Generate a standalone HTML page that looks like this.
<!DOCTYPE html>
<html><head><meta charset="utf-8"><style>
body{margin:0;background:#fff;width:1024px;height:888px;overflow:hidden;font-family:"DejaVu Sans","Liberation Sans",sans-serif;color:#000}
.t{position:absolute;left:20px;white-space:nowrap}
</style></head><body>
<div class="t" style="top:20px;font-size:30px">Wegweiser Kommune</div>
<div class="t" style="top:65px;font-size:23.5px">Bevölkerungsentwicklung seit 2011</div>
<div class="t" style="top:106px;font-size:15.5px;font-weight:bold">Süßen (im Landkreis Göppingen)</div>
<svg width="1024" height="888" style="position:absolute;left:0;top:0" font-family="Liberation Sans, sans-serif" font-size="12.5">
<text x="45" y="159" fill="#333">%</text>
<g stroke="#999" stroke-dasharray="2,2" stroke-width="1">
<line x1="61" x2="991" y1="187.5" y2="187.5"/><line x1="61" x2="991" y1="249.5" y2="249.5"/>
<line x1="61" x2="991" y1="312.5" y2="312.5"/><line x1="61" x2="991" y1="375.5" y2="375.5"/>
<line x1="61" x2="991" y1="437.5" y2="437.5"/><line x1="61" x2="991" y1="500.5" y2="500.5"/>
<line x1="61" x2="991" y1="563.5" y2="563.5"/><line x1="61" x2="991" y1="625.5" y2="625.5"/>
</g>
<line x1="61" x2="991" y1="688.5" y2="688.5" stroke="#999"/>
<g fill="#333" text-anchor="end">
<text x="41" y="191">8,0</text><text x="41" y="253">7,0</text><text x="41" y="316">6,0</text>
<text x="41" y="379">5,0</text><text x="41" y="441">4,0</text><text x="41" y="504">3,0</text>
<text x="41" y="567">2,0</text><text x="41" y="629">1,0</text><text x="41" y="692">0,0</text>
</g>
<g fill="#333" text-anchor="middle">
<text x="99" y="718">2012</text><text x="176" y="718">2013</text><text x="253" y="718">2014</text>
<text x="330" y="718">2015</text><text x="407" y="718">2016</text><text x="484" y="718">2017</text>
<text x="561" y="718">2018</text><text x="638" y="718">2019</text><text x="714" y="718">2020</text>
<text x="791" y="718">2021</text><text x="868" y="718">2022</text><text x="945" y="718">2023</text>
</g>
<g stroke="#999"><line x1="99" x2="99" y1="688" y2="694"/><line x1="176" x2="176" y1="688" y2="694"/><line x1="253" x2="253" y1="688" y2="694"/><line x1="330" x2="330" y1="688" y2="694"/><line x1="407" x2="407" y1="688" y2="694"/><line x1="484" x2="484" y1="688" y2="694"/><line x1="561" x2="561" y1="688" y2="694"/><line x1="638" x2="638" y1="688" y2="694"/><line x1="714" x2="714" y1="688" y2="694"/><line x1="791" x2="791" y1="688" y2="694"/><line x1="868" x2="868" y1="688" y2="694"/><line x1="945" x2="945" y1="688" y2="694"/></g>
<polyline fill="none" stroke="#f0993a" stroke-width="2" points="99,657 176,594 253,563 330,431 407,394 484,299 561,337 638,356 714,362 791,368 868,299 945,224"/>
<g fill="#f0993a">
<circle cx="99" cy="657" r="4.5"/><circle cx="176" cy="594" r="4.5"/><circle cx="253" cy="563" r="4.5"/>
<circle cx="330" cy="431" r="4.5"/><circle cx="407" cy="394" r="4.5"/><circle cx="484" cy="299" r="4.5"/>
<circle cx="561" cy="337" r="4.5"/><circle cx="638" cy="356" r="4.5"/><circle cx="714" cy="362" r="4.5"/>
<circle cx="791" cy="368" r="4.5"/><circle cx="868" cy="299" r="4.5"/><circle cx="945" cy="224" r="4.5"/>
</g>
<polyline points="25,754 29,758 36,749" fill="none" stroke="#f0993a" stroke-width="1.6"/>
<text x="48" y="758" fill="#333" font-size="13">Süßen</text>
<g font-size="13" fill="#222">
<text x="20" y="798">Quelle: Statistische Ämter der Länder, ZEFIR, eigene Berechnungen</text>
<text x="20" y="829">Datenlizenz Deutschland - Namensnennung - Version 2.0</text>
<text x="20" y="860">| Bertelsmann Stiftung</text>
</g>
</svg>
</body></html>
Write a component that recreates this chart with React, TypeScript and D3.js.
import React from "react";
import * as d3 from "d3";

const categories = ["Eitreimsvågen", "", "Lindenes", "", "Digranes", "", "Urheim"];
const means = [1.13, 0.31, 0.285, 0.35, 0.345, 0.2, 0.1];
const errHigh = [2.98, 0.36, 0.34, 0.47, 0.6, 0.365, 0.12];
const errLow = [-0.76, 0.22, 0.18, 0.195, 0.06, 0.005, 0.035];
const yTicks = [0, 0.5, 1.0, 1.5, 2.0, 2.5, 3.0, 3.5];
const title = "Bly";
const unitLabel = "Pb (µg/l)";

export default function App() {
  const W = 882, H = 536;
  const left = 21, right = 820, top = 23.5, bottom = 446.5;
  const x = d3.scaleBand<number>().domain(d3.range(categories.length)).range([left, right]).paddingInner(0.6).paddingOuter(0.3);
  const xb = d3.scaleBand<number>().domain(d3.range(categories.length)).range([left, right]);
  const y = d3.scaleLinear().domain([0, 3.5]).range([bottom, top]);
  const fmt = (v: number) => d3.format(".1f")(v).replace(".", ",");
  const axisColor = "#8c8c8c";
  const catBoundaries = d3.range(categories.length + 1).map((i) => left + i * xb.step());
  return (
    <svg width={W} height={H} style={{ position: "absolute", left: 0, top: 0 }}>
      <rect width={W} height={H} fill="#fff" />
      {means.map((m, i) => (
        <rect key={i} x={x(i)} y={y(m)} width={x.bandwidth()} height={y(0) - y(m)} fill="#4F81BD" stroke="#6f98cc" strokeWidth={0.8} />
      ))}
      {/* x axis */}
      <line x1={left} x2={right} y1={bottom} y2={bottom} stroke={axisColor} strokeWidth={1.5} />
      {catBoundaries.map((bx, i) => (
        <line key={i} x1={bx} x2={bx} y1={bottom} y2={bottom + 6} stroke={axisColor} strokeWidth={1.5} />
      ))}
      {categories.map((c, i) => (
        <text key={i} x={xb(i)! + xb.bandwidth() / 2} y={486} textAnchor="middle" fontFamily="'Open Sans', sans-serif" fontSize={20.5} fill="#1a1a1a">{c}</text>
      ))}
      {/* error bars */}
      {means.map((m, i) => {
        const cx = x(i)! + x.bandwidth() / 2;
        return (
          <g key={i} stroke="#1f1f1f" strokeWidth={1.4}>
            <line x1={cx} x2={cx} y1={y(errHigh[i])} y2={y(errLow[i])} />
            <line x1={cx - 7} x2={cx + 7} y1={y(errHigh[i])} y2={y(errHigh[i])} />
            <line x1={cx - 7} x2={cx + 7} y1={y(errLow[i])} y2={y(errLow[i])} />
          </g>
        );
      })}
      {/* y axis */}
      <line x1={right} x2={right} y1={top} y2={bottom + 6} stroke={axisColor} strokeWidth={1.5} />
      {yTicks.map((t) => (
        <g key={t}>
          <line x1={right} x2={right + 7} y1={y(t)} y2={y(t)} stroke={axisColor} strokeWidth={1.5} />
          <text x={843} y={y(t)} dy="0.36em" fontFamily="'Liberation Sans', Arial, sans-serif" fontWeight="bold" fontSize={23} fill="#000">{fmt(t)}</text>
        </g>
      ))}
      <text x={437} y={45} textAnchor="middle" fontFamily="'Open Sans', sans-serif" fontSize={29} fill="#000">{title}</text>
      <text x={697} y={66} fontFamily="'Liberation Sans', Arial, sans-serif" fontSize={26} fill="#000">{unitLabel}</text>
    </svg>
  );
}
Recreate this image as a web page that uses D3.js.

=-=-=-=-=

Copy down every line of the material above that includes the string "React".

▸ Problem solution
Write a component that recreates this chart with React, TypeScript and D3.js.
import React from "react";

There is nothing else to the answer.